Herne isn’t the least bit interested in analyzing his bwanas’ sense of entitlement. He prefers to pepper his tales of bloody derring-do with amusing stories of the rich and famous on safari, notably their sexual entanglements: “Even when [Edward, Prince of Wales] was on safari his attention was easily diverted by female company. At Dodoma … the prince disappeared into the night with the wife of a junior official, then turned up several hours late for a formal dinner.”

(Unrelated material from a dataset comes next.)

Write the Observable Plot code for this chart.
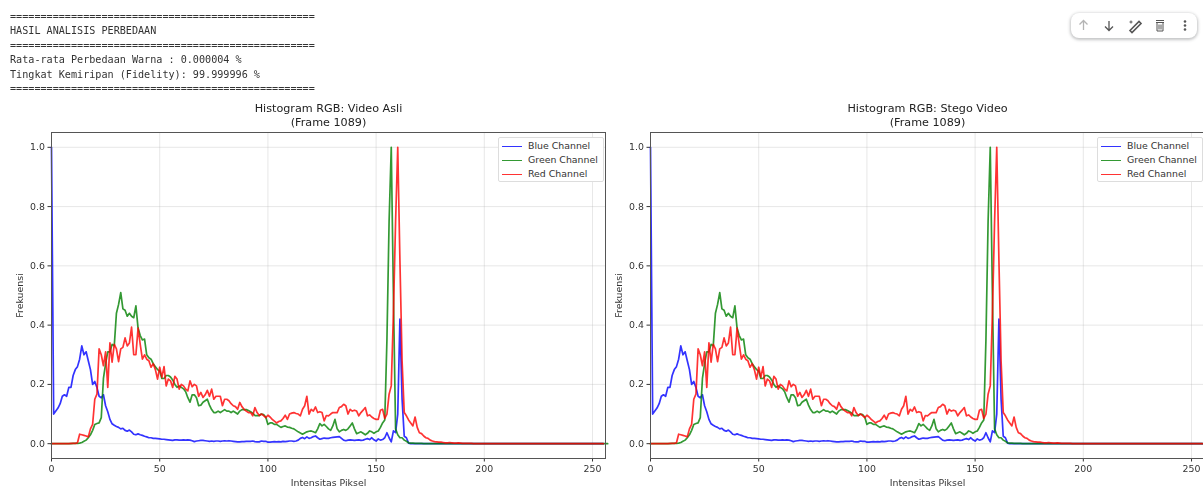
<!DOCTYPE html>
<html><head><meta charset="utf-8">
<script src="https://cdn.jsdelivr.net/npm/d3@7"></script>
<script src="https://cdn.jsdelivr.net/npm/@observablehq/plot@0.6"></script>
<style>
html,body{margin:0;padding:0;background:#fff;width:1203px;height:486px;overflow:hidden}
#page{position:relative;width:1203px;height:486px;overflow:hidden;filter:blur(.35px)}
#out{position:absolute;left:10px;top:9.5px;margin:0;font:10.13px/14.6px "DejaVu Sans Mono",monospace;color:#333;white-space:pre}
.chart{position:absolute;top:100px}
.legend{position:absolute;top:137px;width:106px;height:45px;box-sizing:border-box;background:#fff;border:1px solid #ddd;border-radius:2px;font:9.4px/14px "DejaVu Sans",sans-serif;color:#333;padding:1px 0 0 3px;white-space:nowrap}
.legend div{display:flex;align-items:center;height:14.2px;white-space:nowrap}
.legend i{display:block;flex:0 0 20px;width:20px;height:0;border-top:1.7px solid;margin-right:6.5px;opacity:.8}
#bar{position:absolute;left:1071px;top:13px;width:126px;height:25px;box-sizing:border-box;background:#fff;border-radius:8px;box-shadow:0 1px 3px 1px rgba(60,64,67,.3)}
#bar svg{position:absolute;left:0;top:0}
</style></head><body>
<div id="page">
<pre id="out"></pre>
<div id="bar"></div>
</div>
<script>
const consoleLines = [
  "==================================================",
  "HASIL ANALISIS PERBEDAAN",
  "==================================================",
  "Rata-rata Perbedaan Warna : 0.000004 %",
  "Tingkat Kemiripan (Fidelity): 99.999996 %",
  "=================================================="
];
const xTicks = [0, 50, 100, 150, 200, 250];
const yTicks = [0, 0.2, 0.4, 0.6, 0.8, 1.0];
const channelNames = ["Blue Channel", "Green Channel", "Red Channel"];
const channelColors = ["blue", "green", "red"];
const panelTitles = ["Histogram RGB: Video Asli\n(Frame 1089)", "Histogram RGB: Stego Video\n(Frame 1089)"];

const blue = [
1.0,.10,.11,.12,.135,.16,.165,.16,.19,.19,
.23,.25,.26,.285,.33,.30,.31,.28,.25,.20,
.21,.19,.16,.155,.165,.128,.108,.082,.067,.062,
.058,.055,.05,.052,.045,.042,.046,.04,.032,.03,
.033,.03,.028,.025,.023,.02,.02,.018,.018,.017,
.016,.015,.015,.014,.013,.012,.011,.013,.013,.012,
.012,.013,.012,.013,.012,.010,.007,.009,.010,.011,
.011,.010,.009,.008,.009,.008,.009,.009,.008,.009,
.010,.009,.010,.009,.008,.007,.006,.006,.007,.007,
.008,.008,.008,.009,.007,.006,.006,.009,.008,.008,
.005,.005,.006,.007,.006,.007,.006,.008,.007,.008,
.009,.009,.008,.009,.012,.018,.021,.017,.023,.018,
.02,.024,.026,.02,.015,.017,.019,.018,.018,.02,
.021,.022,.023,.024,.018,.012,.01,.012,.013,.012,
.011,.012,.013,.011,.012,.015,.017,.014,.02,.013,
.009,.016,.012,.014,.02,.037,.02,.006,.043,.037,
.10,.42,.15,.025,.02,.002,0,0,0,0,
0,0,0,0,0,0,0,0,0,0,0,0,0,0,0,0,0,0,0,0,
0,0,0,0,0,0,0,0,0,0,0,0,0,0,0,0,0,0,0,0,
0,0,0,0,0,0,0,0,0,0,0,0,0,0,0,0,0,0,0,0,
0,0,0,0,0,0,0,0,0,0,0,0,0,0,0,0,0,0,0,0,
0,0,0,0,0,0
];
const green = [
0,0,0,0,0,0,0,0,0,0,
.001,.001,.001,.002,.004,.008,.012,.02,.03,.045,
.065,.068,.07,.088,.22,.27,.31,.31,.335,.33,
.44,.47,.51,.455,.45,.43,.44,.43,.425,.465,
.39,.365,.35,.353,.30,.29,.285,.27,.26,.25,
.245,.22,.22,.23,.23,.225,.215,.20,.19,.195,
.19,.185,.175,.155,.14,.165,.165,.155,.128,.13,
.14,.145,.15,.13,.115,.105,.105,.11,.105,.11,
.115,.11,.11,.105,.11,.105,.10,.11,.115,.115,
.115,.112,.108,.103,.095,.095,.095,.10,.098,.09,
.065,.07,.07,.065,.065,.06,.055,.058,.06,.056,
.055,.052,.05,.045,.04,.036,.032,.036,.04,.042,
.043,.04,.037,.05,.068,.06,.065,.058,.05,.045,
.06,.082,.05,.04,.045,.048,.045,.05,.06,.07,
.05,.034,.037,.04,.035,.03,.035,.043,.04,.035,
.04,.043,.055,.07,.08,.35,.75,1.0,.50,.05,
.03,.02,.02,.012,.008,.003,.002,.002,.001,.001,
.001,.001,0,0,0,0,0,0,0,0,0,0,0,0,0,0,0,0,0,0,
0,0,0,0,0,0,0,0,0,0,0,0,0,0,0,0,0,0,0,0,
0,0,0,0,0,0,0,0,0,0,0,0,0,0,0,0,0,0,0,0,
0,0,0,0,0,0,0,0,0,0,0,0,0,0,0,0,0,0,0,0,
0,0,0,0,0,0,0,0
];
const red = [
0,0,0,0,0,0,0,0,0,.001,
.001,.001,.003,.032,.03,.028,.026,.023,.05,.065,
.15,.167,.32,.30,.263,.31,.19,.34,.275,.335,
.32,.277,.32,.325,.357,.33,.34,.393,.30,.30,
.39,.335,.285,.30,.285,.28,.258,.27,.25,.218,
.258,.224,.26,.195,.218,.212,.19,.227,.218,.184,
.20,.195,.184,.178,.212,.192,.20,.195,.16,.173,
.156,.165,.18,.16,.184,.15,.16,.16,.16,.128,
.15,.15,.145,.135,.128,.125,.116,.139,.125,.116,
.11,.105,.105,.094,.122,.105,.095,.10,.095,.088,
.096,.09,.082,.076,.07,.075,.077,.085,.096,.082,
.10,.103,.105,.102,.10,.094,.116,.128,.16,.10,
.116,.11,.124,.105,.108,.105,.077,.095,.094,.10,
.105,.105,.105,.122,.125,.133,.128,.10,.116,.11,
.113,.11,.094,.105,.113,.122,.094,.097,.09,.085,
.082,.082,.113,.116,.085,.10,.167,.195,.44,.75,
1.0,.62,.28,.105,.094,.08,.07,.06,.09,.055,
.037,.034,.026,.02,.018,.012,.009,.007,.006,.005,
.005,.004,.003,.003,.004,.003,.002,.002,.003,.002,
.001,.001,.001,.001,.001,0,0,0,0,0,
0,0,0,0,0,0,0,0,0,0,0,0,0,0,0,0,0,0,0,0,
0,0,0,0,0,0,0,0,0,0,0,0,0,0,0,0,0,0,0,0,
0,0,0,0,0,0,0,0,0,0,0,0,0,0,0,0
];
const series = [blue, green, red];

document.getElementById("out").textContent = consoleLines.join("\n");

function panel(title, left, width, marginRight, legendLeft) {
  const lines = series.map((values, k) =>
    Plot.line(values, {x: (d, i) => i, y: d => d, stroke: channelColors[k], strokeOpacity: 0.8, strokeWidth: 1.7, curve: "linear"}));
  const chart = Plot.plot({
    width, height: 386, marginLeft: 51, marginRight, marginTop: 32, marginBottom: 28,
    style: {fontFamily: "DejaVu Sans, sans-serif", fontSize: "9.4px", color: "#333", background: "transparent", overflow: "visible"},
    x: {domain: [0, 256], ticks: xTicks, tickFormat: d => d, tickSize: 3.5, tickPadding: 3, label: "Intensitas Piksel", labelAnchor: "center", labelOffset: 27, labelArrow: "none", line: false},
    y: {domain: [-0.05, 1.05], ticks: yTicks, tickFormat: d3.format(".1f"), tickSize: 3.5, tickPadding: 3, label: "Frekuensi", labelAnchor: "center", labelOffset: 35, labelArrow: "none", line: false},
    marks: [
      Plot.gridX(xTicks, {stroke: "#b0b0b0", strokeOpacity: 0.3, strokeWidth: 1}),
      Plot.gridY(yTicks, {stroke: "#b0b0b0", strokeOpacity: 0.3, strokeWidth: 1}),
      ...lines,
      Plot.frame({stroke: "#555", strokeWidth: 1}),
      Plot.text([title], {frameAnchor: "top", dy: -30, lineAnchor: "top", fontSize: 11.2, lineHeight: 1.24, fill: "#222"})
    ]
  });
  chart.classList.add("chart");
  chart.style.left = left + "px";
  document.getElementById("page").appendChild(chart);

  const legend = document.createElement("div");
  legend.className = "legend";
  legend.style.left = legendLeft + "px";
  channelNames.forEach((name, k) => {
    const row = document.createElement("div");
    const swatch = document.createElement("i");
    swatch.style.borderColor = channelColors[k];
    row.appendChild(swatch);
    row.appendChild(document.createTextNode(name));
    legend.appendChild(row);
  });
  document.getElementById("page").appendChild(legend);
}
panel(panelTitles[0], 0, 615, 10, 497.5);
panel(panelTitles[1], 599, 605, 0, 1096.5);

document.getElementById("bar").innerHTML = `<svg width="126" height="25" fill="none" stroke-width="1.3">
<g stroke="#b4b4b4"><path d="M12.5 17V8M8.5 11.5l4-4 4 4"/></g>
<g stroke="#555"><path d="M38 8v9M34 13.5l4 4 4-4"/>
<path d="M59 17.5l9-9 2 2-9 9z" stroke-width="1.6"/><path d="M60 7.5v3M58.5 9h3" stroke-width="1"/>
<path d="M85 9.5h8M86 9.5v8.5h6v-8.5M85 7.5h8M88 11.5v5M90 11.5v5" stroke-width="1"/></g>
<g fill="#555" stroke="none"><circle cx="114" cy="8.5" r="1.3"/><circle cx="114" cy="12.5" r="1.3"/><circle cx="114" cy="16.5" r="1.3"/></g></svg>`;
</script>
</body></html>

Aside from occasional nuggets, though — such as Queen Victoria’s bestowing Mount Kilimanjaro upon Kaiser Wilhelm for his birthday, the 1920s practice of treating the dreaded blackwater fever with massive ingestions of champagne, white hunters’ role in the bloody Mau Mau uprisings of the 1950s — the profiles that make up the vast midsection of Herne’s book follow a predictable pattern: A notable white hunter is introduced and his various qualities listed; he goes on safari with a rich or famous client, who inevitably botches the kill; the quarry flees into a thicket, with the white hunter hot on its tracks; the beast, wounded and royally pissed off, launches a surprise counterattack and proceeds to maul, horn, tusk, eviscerate or otherwise distress the hunter, who desires only to put it out of its misery. Most of these encounters end with the survival of the hunter. A few, in spectacularly gruesome fashion, do not.
Herne traces the history of the hunters’ conservation efforts, making a strong case at the close for the return of hunter-influenced game management in East Africa, where over the past three decades poachers armed with military assault rifles have decimated the game population. “The simple uncontrovertible fact is that in countries with a per capita income of a few hundred dollars a year, there is little hope for the rhinoceros when the current price fetched by its horn is more than $30,000 per pound,” Herne concludes. Of East Africa and the golden age of safaris, he asks, “Paradise lost? Perhaps.” After the final chapters of “White Hunters,” though, that “perhaps” seems like a vastly over-optimistic answer.